As I’ve noted in several of our recent posts, we have started using the online bibliography Zotero to keep track of our growing library of critical research on higher education. So this is just a small announcement: you can view our growing library on the Academography Zotero page.

Zotero has some useful tagging functions, so we’ve tried to classify everything we write about in terms of topic, geographical region, etc. I’ve also started adding new work that I’d like to write about, and tagging it “queue,” to help me keep track of everything that’s out there. So if you are ever curious to see what new research work is coming out, you can consult our queue on Zotero — there is always more new work than we can possibly discuss here in detail.

Annie Vinokur, “Governing universities through quality”
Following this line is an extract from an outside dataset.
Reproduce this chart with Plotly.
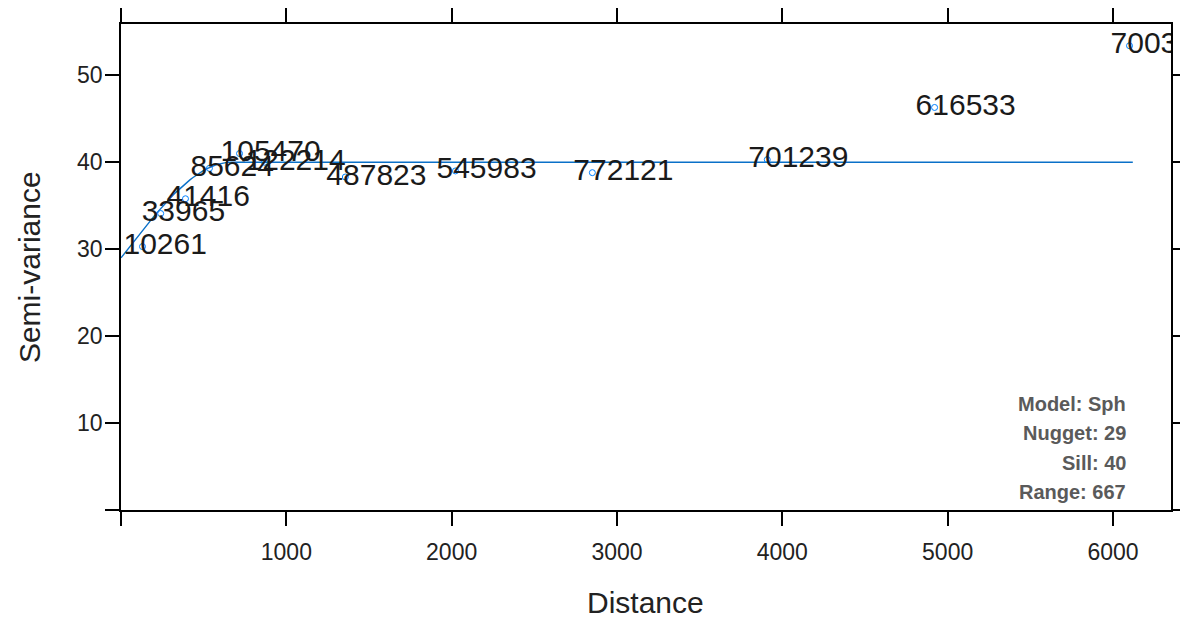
import plotly.graph_objects as go

# ---- data ----
dist = [130, 240, 390, 535, 717, 868, 1357, 2023, 2851, 3909, 4921, 6100]
gamma = [30.3, 34.1, 35.8, 39.3, 41.0, 40.0, 38.3, 39.0, 38.8, 40.3, 46.3, 53.4]
npairs = ["10261", "33965", "41416", "85624", "105470", "122214",
          "487823", "545983", "772121", "701239", "616533", "700344"]

model_name = "Sph"
model_nugget = 29
model_sill = 40
model_range = 667

x_ticks = [0, 1000, 2000, 3000, 4000, 5000, 6000]
x_ticktext = ["", "1000", "2000", "3000", "4000", "5000", "6000"]
y_ticks = [0, 10, 20, 30, 40, 50]
y_ticktext = ["", "10", "20", "30", "40", "50"]

x_range = [0, 6351]
y_range = [0, 55.9]

# fitted spherical model line (from the parameters shown on the chart)
model_x = [model_range * i / 40 for i in range(41)] + [max(dist) + 20]
model_y = []
for h in model_x:
    if h <= model_range:
        r = h / model_range
        model_y.append(model_nugget + (model_sill - model_nugget) * (1.5 * r - 0.5 * r ** 3))
    else:
        model_y.append(model_sill)

W, H = 1195, 620
ML, MR, MT, MB = 121, 8, 22, 110
plot_w = 1172 - ML
plot_h = H - MT - MB
label_shift_px = 19
shift_data = label_shift_px * (x_range[1] - x_range[0]) / plot_w

FONT = "Liberation Sans, Arial, sans-serif"
LINE_COL = "#0a70c8"

fig = go.Figure()
fig.add_trace(go.Scatter(x=model_x, y=model_y, mode="lines",
                         line=dict(color=LINE_COL, width=1.4),
                         hoverinfo="skip", showlegend=False))
fig.add_trace(go.Scatter(x=dist, y=gamma, mode="markers",
                         marker=dict(symbol="circle-open", size=6, color="#0080ff",
                                     line=dict(width=1)),
                         showlegend=False))
fig.add_trace(go.Scatter(x=dist, y=gamma, mode="text", text=npairs,
                         textposition="middle right", xaxis="x2",
                         textfont=dict(family=FONT, size=30, color="#1a1a1a"),
                         cliponaxis=True, showlegend=False, hoverinfo="skip"))

axis_common = dict(showline=True, linecolor="black", linewidth=1.5, mirror="allticks",
                   ticks="outside", tickcolor="black", tickwidth=1.5, ticklen=14,
                   showgrid=False, zeroline=False)

fig.update_layout(
    width=W, height=H, autosize=False,
    margin=dict(l=ML, r=MR, t=MT, b=MB),
    plot_bgcolor="white", paper_bgcolor="white",
    showlegend=False,
    xaxis=dict(range=x_range, tickvals=x_ticks, ticktext=x_ticktext,
               tickfont=dict(family=FONT, size=23, color="#222"),
               ticklabelstandoff=7, **axis_common),
    xaxis2=dict(range=[x_range[0] + shift_data, x_range[1] + shift_data],
                overlaying="x", visible=False),
    yaxis=dict(range=y_range, tickvals=y_ticks, ticktext=y_ticktext,
               tickfont=dict(family=FONT, size=23, color="#222"),
               ticklabelstandoff=-2, **axis_common),
)


def px_to_paper_x(px):
    return (px - ML) / plot_w


def px_to_paper_y(py):
    return (H - MB - py) / plot_h


annotations = [
    dict(text="Distance", x=px_to_paper_x(646), y=px_to_paper_y(603),
         xanchor="center", yanchor="middle",
         xref="paper", yref="paper", showarrow=False,
         font=dict(family=FONT, size=30, color="#222")),
    dict(text="Semi-variance", x=px_to_paper_x(29), y=px_to_paper_y(266),
         xanchor="center", yanchor="middle",
         xref="paper", yref="paper", textangle=-90, showarrow=False,
         font=dict(family=FONT, size=30, color="#222")),
]

stats = ["Model: " + model_name, "Nugget: " + str(model_nugget),
         "Sill: " + str(model_sill), "Range: " + str(model_range)]
for i, s in enumerate(stats):
    annotations.append(dict(text="<b>" + s + "</b>", x=px_to_paper_x(1129), xanchor="right",
                            y=px_to_paper_y(403.5 + 29.5 * i), yanchor="middle",
                            xref="paper", yref="paper", showarrow=False,
                            font=dict(family=FONT, size=20, color="#5a5a5a")))
fig.update_layout(annotations=annotations)

post = ("document.documentElement.style.overflow='hidden';"
        "document.body.style.overflow='hidden';document.body.style.margin='0';")
fig.write_html("out.html", config={"responsive": False}, post_script=post)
Annie Vinokur is an emerita professor of political economy who recently ran a project, FOREDUC, on “The Future of Education Systems” at the University of Paris-X. I’ve previously reviewed a 2010 journal issue that came out of the FOREDUC project, which was edited by Vinokur and Carole Sigman. I want to write a few words here about a new paper that Vinokur recently published in French, “The quality-based governance of universities,” which is a useful complement to much of the recent Anglophone literature on neoliberal policy in higher education. As a critical political economist, Vinokur’s specialty is thinking about the relationship between flows of capital and social institutions.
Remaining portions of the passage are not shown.